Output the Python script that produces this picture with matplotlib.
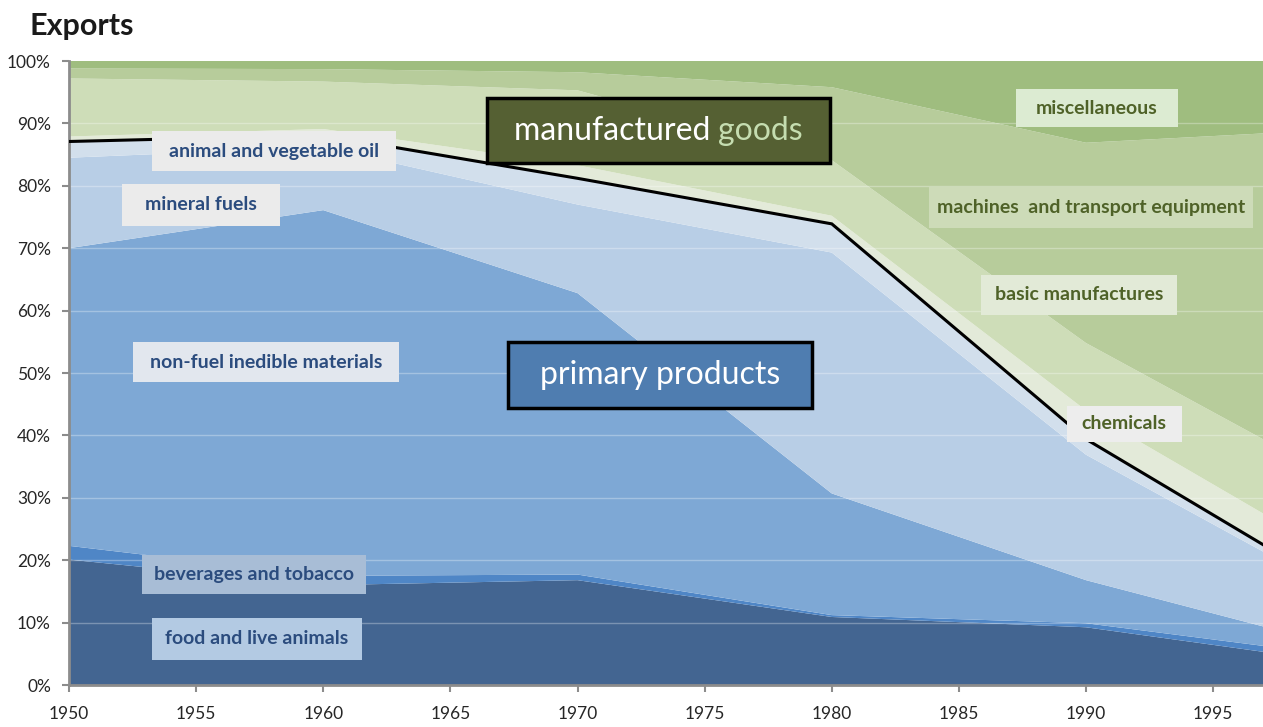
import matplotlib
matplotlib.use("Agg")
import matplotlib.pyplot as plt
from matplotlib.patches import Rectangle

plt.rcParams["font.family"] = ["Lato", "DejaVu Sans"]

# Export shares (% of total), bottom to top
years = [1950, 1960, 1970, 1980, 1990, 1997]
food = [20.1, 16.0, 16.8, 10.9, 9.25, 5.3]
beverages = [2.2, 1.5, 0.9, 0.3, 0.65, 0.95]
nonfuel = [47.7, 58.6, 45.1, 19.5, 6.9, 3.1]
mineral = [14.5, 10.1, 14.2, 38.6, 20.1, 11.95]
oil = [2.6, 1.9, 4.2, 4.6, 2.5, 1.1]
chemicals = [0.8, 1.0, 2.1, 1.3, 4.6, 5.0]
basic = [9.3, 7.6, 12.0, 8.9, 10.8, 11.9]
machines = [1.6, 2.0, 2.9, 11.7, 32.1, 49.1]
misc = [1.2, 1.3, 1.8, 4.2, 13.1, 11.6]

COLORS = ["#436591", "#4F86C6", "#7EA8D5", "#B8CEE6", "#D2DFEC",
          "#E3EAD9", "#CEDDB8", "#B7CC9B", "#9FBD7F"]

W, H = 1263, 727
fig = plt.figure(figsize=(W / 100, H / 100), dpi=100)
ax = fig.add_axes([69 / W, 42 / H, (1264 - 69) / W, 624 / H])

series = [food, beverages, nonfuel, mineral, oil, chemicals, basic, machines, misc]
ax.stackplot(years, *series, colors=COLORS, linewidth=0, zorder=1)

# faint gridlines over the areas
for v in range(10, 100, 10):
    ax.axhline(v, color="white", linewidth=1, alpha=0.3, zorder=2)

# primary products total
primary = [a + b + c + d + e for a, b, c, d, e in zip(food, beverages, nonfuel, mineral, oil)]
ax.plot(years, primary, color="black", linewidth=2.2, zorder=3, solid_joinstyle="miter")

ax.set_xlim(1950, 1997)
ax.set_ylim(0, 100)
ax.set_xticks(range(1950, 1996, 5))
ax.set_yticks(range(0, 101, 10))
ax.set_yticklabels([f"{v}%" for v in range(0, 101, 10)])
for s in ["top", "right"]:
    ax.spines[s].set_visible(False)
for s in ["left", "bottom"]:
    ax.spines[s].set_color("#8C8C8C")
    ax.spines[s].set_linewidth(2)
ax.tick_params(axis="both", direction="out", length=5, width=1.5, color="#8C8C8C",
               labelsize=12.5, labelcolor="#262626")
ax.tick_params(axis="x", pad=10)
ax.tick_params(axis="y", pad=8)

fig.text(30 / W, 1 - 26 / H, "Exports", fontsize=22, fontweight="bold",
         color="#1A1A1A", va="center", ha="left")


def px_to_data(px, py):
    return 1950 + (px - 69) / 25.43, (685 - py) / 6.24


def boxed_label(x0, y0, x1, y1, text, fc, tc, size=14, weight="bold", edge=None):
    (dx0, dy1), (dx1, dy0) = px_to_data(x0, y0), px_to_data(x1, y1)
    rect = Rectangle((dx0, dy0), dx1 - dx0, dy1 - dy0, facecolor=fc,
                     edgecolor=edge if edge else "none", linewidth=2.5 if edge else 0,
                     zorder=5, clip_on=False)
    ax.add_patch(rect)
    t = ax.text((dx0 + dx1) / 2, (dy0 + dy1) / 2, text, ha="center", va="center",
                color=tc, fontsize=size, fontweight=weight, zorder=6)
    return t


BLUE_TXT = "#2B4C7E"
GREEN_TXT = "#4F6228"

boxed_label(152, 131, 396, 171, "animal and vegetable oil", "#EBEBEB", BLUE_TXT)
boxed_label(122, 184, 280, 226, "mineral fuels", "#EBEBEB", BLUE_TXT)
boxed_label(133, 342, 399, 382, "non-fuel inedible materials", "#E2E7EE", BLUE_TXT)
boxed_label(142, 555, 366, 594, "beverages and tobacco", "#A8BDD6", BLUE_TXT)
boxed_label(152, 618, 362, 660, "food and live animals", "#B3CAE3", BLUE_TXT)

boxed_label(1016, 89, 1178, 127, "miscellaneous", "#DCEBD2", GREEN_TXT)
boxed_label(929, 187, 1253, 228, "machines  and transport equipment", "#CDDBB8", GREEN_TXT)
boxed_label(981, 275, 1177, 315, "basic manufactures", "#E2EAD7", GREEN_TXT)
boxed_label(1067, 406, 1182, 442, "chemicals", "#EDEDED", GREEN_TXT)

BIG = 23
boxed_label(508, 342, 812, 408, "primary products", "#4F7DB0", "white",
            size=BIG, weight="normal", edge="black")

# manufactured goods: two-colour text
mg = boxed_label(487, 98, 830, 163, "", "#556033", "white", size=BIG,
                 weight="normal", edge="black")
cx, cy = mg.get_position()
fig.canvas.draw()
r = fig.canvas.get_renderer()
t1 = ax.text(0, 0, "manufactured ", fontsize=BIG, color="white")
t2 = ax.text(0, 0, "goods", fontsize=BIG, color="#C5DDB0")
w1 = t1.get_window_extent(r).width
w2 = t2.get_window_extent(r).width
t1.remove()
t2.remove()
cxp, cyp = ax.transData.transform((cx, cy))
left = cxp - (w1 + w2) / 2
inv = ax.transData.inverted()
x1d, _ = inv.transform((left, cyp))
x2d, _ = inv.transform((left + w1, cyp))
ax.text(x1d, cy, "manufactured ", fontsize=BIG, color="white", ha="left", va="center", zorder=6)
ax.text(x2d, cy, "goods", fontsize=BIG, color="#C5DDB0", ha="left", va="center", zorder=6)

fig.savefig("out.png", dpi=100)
-=-=-=-=-
▶ **PROBLEM TO WORK ON**:
Repeat the material verbatim. Do not carry over any picture.

▶ **PROBLEM SOLUTION**:
Output the Python script that produces this picture with matplotlib.
import matplotlib
matplotlib.use("Agg")
import matplotlib.pyplot as plt
from matplotlib.patches import Rectangle

plt.rcParams["font.family"] = ["Lato", "DejaVu Sans"]

# Export shares (% of total), bottom to top
years = [1950, 1960, 1970, 1980, 1990, 1997]
food = [20.1, 16.0, 16.8, 10.9, 9.25, 5.3]
beverages = [2.2, 1.5, 0.9, 0.3, 0.65, 0.95]
nonfuel = [47.7, 58.6, 45.1, 19.5, 6.9, 3.1]
mineral = [14.5, 10.1, 14.2, 38.6, 20.1, 11.95]
oil = [2.6, 1.9, 4.2, 4.6, 2.5, 1.1]
chemicals = [0.8, 1.0, 2.1, 1.3, 4.6, 5.0]
basic = [9.3, 7.6, 12.0, 8.9, 10.8, 11.9]
machines = [1.6, 2.0, 2.9, 11.7, 32.1, 49.1]
misc = [1.2, 1.3, 1.8, 4.2, 13.1, 11.6]

COLORS = ["#436591", "#4F86C6", "#7EA8D5", "#B8CEE6", "#D2DFEC",
          "#E3EAD9", "#CEDDB8", "#B7CC9B", "#9FBD7F"]

W, H = 1263, 727
fig = plt.figure(figsize=(W / 100, H / 100), dpi=100)
ax = fig.add_axes([69 / W, 42 / H, (1264 - 69) / W, 624 / H])

series = [food, beverages, nonfuel, mineral, oil, chemicals, basic, machines, misc]
ax.stackplot(years, *series, colors=COLORS, linewidth=0, zorder=1)

# faint gridlines over the areas
for v in range(10, 100, 10):
    ax.axhline(v, color="white", linewidth=1, alpha=0.3, zorder=2)

# primary products total
primary = [a + b + c + d + e for a, b, c, d, e in zip(food, beverages, nonfuel, mineral, oil)]
ax.plot(years, primary, color="black", linewidth=2.2, zorder=3, solid_joinstyle="miter")

ax.set_xlim(1950, 1997)
ax.set_ylim(0, 100)
ax.set_xticks(range(1950, 1996, 5))
ax.set_yticks(range(0, 101, 10))
ax.set_yticklabels([f"{v}%" for v in range(0, 101, 10)])
for s in ["top", "right"]:
    ax.spines[s].set_visible(False)
for s in ["left", "bottom"]:
    ax.spines[s].set_color("#8C8C8C")
    ax.spines[s].set_linewidth(2)
ax.tick_params(axis="both", direction="out", length=5, width=1.5, color="#8C8C8C",
               labelsize=12.5, labelcolor="#262626")
ax.tick_params(axis="x", pad=10)
ax.tick_params(axis="y", pad=8)

fig.text(30 / W, 1 - 26 / H, "Exports", fontsize=22, fontweight="bold",
         color="#1A1A1A", va="center", ha="left")


def px_to_data(px, py):
    return 1950 + (px - 69) / 25.43, (685 - py) / 6.24


def boxed_label(x0, y0, x1, y1, text, fc, tc, size=14, weight="bold", edge=None):
    (dx0, dy1), (dx1, dy0) = px_to_data(x0, y0), px_to_data(x1, y1)
    rect = Rectangle((dx0, dy0), dx1 - dx0, dy1 - dy0, facecolor=fc,
                     edgecolor=edge if edge else "none", linewidth=2.5 if edge else 0,
                     zorder=5, clip_on=False)
    ax.add_patch(rect)
    t = ax.text((dx0 + dx1) / 2, (dy0 + dy1) / 2, text, ha="center", va="center",
                color=tc, fontsize=size, fontweight=weight, zorder=6)
    return t


BLUE_TXT = "#2B4C7E"
GREEN_TXT = "#4F6228"

boxed_label(152, 131, 396, 171, "animal and vegetable oil", "#EBEBEB", BLUE_TXT)
boxed_label(122, 184, 280, 226, "mineral fuels", "#EBEBEB", BLUE_TXT)
boxed_label(133, 342, 399, 382, "non-fuel inedible materials", "#E2E7EE", BLUE_TXT)
boxed_label(142, 555, 366, 594, "beverages and tobacco", "#A8BDD6", BLUE_TXT)
boxed_label(152, 618, 362, 660, "food and live animals", "#B3CAE3", BLUE_TXT)

boxed_label(1016, 89, 1178, 127, "miscellaneous", "#DCEBD2", GREEN_TXT)
boxed_label(929, 187, 1253, 228, "machines  and transport equipment", "#CDDBB8", GREEN_TXT)
boxed_label(981, 275, 1177, 315, "basic manufactures", "#E2EAD7", GREEN_TXT)
boxed_label(1067, 406, 1182, 442, "chemicals", "#EDEDED", GREEN_TXT)

BIG = 23
boxed_label(508, 342, 812, 408, "primary products", "#4F7DB0", "white",
            size=BIG, weight="normal", edge="black")

# manufactured goods: two-colour text
mg = boxed_label(487, 98, 830, 163, "", "#556033", "white", size=BIG,
                 weight="normal", edge="black")
cx, cy = mg.get_position()
fig.canvas.draw()
r = fig.canvas.get_renderer()
t1 = ax.text(0, 0, "manufactured ", fontsize=BIG, color="white")
t2 = ax.text(0, 0, "goods", fontsize=BIG, color="#C5DDB0")
w1 = t1.get_window_extent(r).width
w2 = t2.get_window_extent(r).width
t1.remove()
t2.remove()
cxp, cyp = ax.transData.transform((cx, cy))
left = cxp - (w1 + w2) / 2
inv = ax.transData.inverted()
x1d, _ = inv.transform((left, cyp))
x2d, _ = inv.transform((left + w1, cyp))
ax.text(x1d, cy, "manufactured ", fontsize=BIG, color="white", ha="left", va="center", zorder=6)
ax.text(x2d, cy, "goods", fontsize=BIG, color="#C5DDB0", ha="left", va="center", zorder=6)

fig.savefig("out.png", dpi=100)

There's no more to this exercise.